Rev. M. Francis Mannion, [writing in 1988 ] in the journal Liturgy:
There is a whole generation of mostly young Catholic musicians who are severely disillusioned with the state of church music in the United States and who feel thoroughly unrepresented by the nation's liturgical music establishments . . . They experience incredible frustration because their training is not taken seriously . . . They worry, with good cause, that the ministerial conception of liturgical music often involves a bias against professional excellence....If a parish were to install a new heating system, or to replace the roof or a crumbling foundation, can anyone imagine that notices would be placed in the Sunday bulletin asking for volunteers? Of course not; the parish would hire an expert and then execute his prescription. But in the business of music, which is many times more complex than any heating system, the typical American parish shuns the professional and his advice...
[The collapse of standards leads to] a vicious cycle of underqualified church musicians creating a market for music within their reach ...
Perhaps the most common complaint about the reformed liturgy, which indicts not the form of the liturgy but its performance, is the lack of solemnity. Like music itself, solemnity is not quite comfortable with democratic ideals. We are solemn in the face of awesome, infinite power, something far greater than ourselves. Solemnity restrains our behavior and makes us speak quietly, if at all, and sing otherworldly music. Solemnity implies attention to something other than ourselves, even other than our own families or community.
All such attitudes are dismissed in a democratized liturgy, which, in case we forget, is of, by, and for the people. Formality implies a social rank (witness the decline of the formal verb forms in French, Italian, German, and other European languages in the last 30 years and the ubiquitous use of first names in the United States)...
The last and saddest irony is how unnecessary it all has been. The aesthetics of a fine piece of sacred music and the ideals of participatio actuosa are in no way incompatible. Take a simple plainchant. For the typical congregant who is not a musician, it is easy enough to learn. For the music lover, still not a musician, it has a timeless sacred semantic that drives the growing revival of plainchant in Italy and other places. For the church musician, it poses more than enough challenges in performance and subtleties in appreciation.
And it doesn't even matter that everyone does not belt it out, for plainchant sounds better that way, rising mystically and anonymously from the people of God....
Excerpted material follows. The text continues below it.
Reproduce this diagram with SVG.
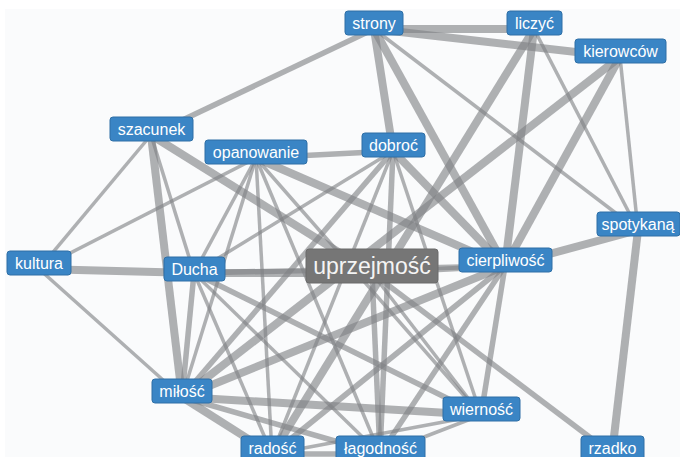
<svg xmlns="http://www.w3.org/2000/svg" width="680" height="457" viewBox="0 0 680 457">
<style>
.e{stroke:#7f8185;stroke-opacity:.62;fill:none}
.t{stroke-width:3.5}.m{stroke-width:5.5}.k{stroke-width:8}
.n rect{fill:#3a85c5;stroke:#2e6fa6;stroke-width:1}
.n text{fill:#fff;font-family:"Liberation Sans",Arial,sans-serif;font-size:16px;text-anchor:middle}
.c rect{fill:#767676;stroke:#6a6a6a;stroke-width:1}
.c text{fill:#f4f4f4;font-family:"Liberation Sans",Arial,sans-serif;font-size:23px;text-anchor:middle}
</style>
<rect width="680" height="457" fill="#ffffff"/>
<rect x="5" y="9" width="675" height="448" fill="#fafbfc"/>
<g id="edges">
<line class="e k" x1="374" y1="29" x2="534" y2="29"/>
<line class="e k" x1="374" y1="29" x2="620" y2="57"/>
<line class="e m" x1="374" y1="29" x2="151" y2="135"/>
<line class="e k" x1="374" y1="29" x2="393" y2="151"/>
<line class="e k" x1="374" y1="29" x2="505" y2="266"/>
<line class="e t" x1="374" y1="29" x2="638" y2="230"/>
<line class="e k" x1="534" y1="29" x2="505" y2="266"/>
<line class="e k" x1="534" y1="29" x2="272" y2="454"/>
<line class="e t" x1="534" y1="29" x2="638" y2="230"/>
<line class="e k" x1="620" y1="57" x2="182" y2="397"/>
<line class="e k" x1="620" y1="57" x2="505" y2="266"/>
<line class="e t" x1="620" y1="57" x2="638" y2="230"/>
<line class="e t" x1="151" y1="135" x2="39" y2="269"/>
<line class="e t" x1="151" y1="135" x2="194" y2="273"/>
<line class="e k" x1="151" y1="135" x2="182" y2="397"/>
<line class="e k" x1="151" y1="135" x2="372" y2="273"/>
<line class="e m" x1="256" y1="158" x2="393" y2="151"/>
<line class="e t" x1="256" y1="158" x2="39" y2="269"/>
<line class="e t" x1="256" y1="158" x2="194" y2="273"/>
<line class="e t" x1="256" y1="158" x2="182" y2="397"/>
<line class="e t" x1="256" y1="158" x2="272" y2="454"/>
<line class="e t" x1="256" y1="158" x2="380" y2="454"/>
<line class="e k" x1="256" y1="158" x2="505" y2="266"/>
<line class="e t" x1="256" y1="158" x2="481" y2="415"/>
<line class="e t" x1="393" y1="151" x2="194" y2="273"/>
<line class="e m" x1="393" y1="151" x2="182" y2="397"/>
<line class="e t" x1="393" y1="151" x2="272" y2="454"/>
<line class="e m" x1="393" y1="151" x2="380" y2="454"/>
<line class="e t" x1="393" y1="151" x2="481" y2="415"/>
<line class="e k" x1="393" y1="151" x2="505" y2="266"/>
<line class="e k" x1="39" y1="269" x2="194" y2="273"/>
<line class="e t" x1="39" y1="269" x2="182" y2="397"/>
<line class="e k" x1="194" y1="273" x2="372" y2="273"/>
<line class="e m" x1="194" y1="273" x2="505" y2="266"/>
<line class="e m" x1="194" y1="273" x2="182" y2="397"/>
<line class="e t" x1="194" y1="273" x2="272" y2="454"/>
<line class="e t" x1="194" y1="273" x2="380" y2="454"/>
<line class="e m" x1="194" y1="273" x2="481" y2="415"/>
<line class="e m" x1="372" y1="273" x2="505" y2="266"/>
<line class="e m" x1="372" y1="273" x2="380" y2="454"/>
<line class="e t" x1="372" y1="273" x2="481" y2="415"/>
<line class="e m" x1="372" y1="273" x2="612" y2="454"/>
<line class="e k" x1="505" y1="266" x2="638" y2="230"/>
<line class="e k" x1="505" y1="266" x2="182" y2="397"/>
<line class="e m" x1="505" y1="266" x2="272" y2="454"/>
<line class="e m" x1="505" y1="266" x2="380" y2="454"/>
<line class="e m" x1="505" y1="266" x2="481" y2="415"/>
<line class="e k" x1="182" y1="397" x2="272" y2="454"/>
<line class="e m" x1="182" y1="397" x2="380" y2="454"/>
<line class="e k" x1="182" y1="397" x2="481" y2="415"/>
<line class="e m" x1="272" y1="454" x2="380" y2="454"/>
<line class="e t" x1="272" y1="454" x2="481" y2="415"/>
<line class="e t" x1="380" y1="454" x2="481" y2="415"/>
<line class="e k" x1="638" y1="230" x2="612" y2="454"/>
</g>
<g id="strony" class="n"><rect x="345" y="11" width="58" height="24" rx="3"/><text x="374" y="28.5">strony</text></g>
<g id="liczyc" class="n"><rect x="507" y="11" width="55" height="24" rx="3"/><text x="534.5" y="28.5">liczyć</text></g>
<g id="kierowcow" class="n"><rect x="575" y="39" width="91" height="24" rx="3"/><text x="620.5" y="56.5">kierowców</text></g>
<g id="szacunek" class="n"><rect x="110" y="117" width="83" height="24" rx="3"/><text x="151.5" y="134.5">szacunek</text></g>
<g id="opanowanie" class="n"><rect x="205" y="140" width="102" height="24" rx="3"/><text x="256" y="157.5">opanowanie</text></g>
<g id="dobroc" class="n"><rect x="362" y="133" width="63" height="24" rx="3"/><text x="393.5" y="150.5">dobroć</text></g>
<g id="spotykana" class="n"><rect x="597" y="212" width="83" height="24" rx="3"/><text x="638" y="229.5">spotykaną</text></g>
<g id="kultura" class="n"><rect x="7" y="251" width="64" height="24" rx="3"/><text x="39" y="268.5">kultura</text></g>
<g id="Ducha" class="n"><rect x="164" y="257" width="61" height="24" rx="3"/><text x="194.5" y="274.5">Ducha</text></g>
<g id="uprzejmosc" class="c"><rect x="306" y="249" width="132" height="34" rx="3"/><text x="372" y="274">uprzejmość</text></g>
<g id="cierpliwosc" class="n"><rect x="459" y="248" width="93" height="24" rx="3"/><text x="505.5" y="265.5">cierpliwość</text></g>
<g id="milosc" class="n"><rect x="152" y="379" width="60" height="24" rx="3"/><text x="182" y="396.5">miłość</text></g>
<g id="wiernosc" class="n"><rect x="443" y="397" width="77" height="24" rx="3"/><text x="481.5" y="414.5">wierność</text></g>
<g id="radosc" class="n"><rect x="241" y="436" width="63" height="24" rx="3"/><text x="272.5" y="453.5">radość</text></g>
<g id="lagodnosc" class="n"><rect x="336" y="436" width="89" height="24" rx="3"/><text x="380.5" y="453.5">łagodność</text></g>
<g id="rzadko" class="n"><rect x="581" y="436" width="63" height="24" rx="3"/><text x="612.5" y="453.5">rzadko</text></g>
</svg>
Most masterworks of liturgical music, indeed most masterworks in any art, have the power to appeal to nearly everyone on some level. That is one of the things that makes them masterworks. In this regard, they are true democratic art, far more so than the banalities that can satisfy, at best, the lowest common denominators of taste. If this is true, we may reasonably hope that the rediscovery of the treasure of the Catholic musical tradition is even inevitable. For after forty years of mediocrity, the people will demand it.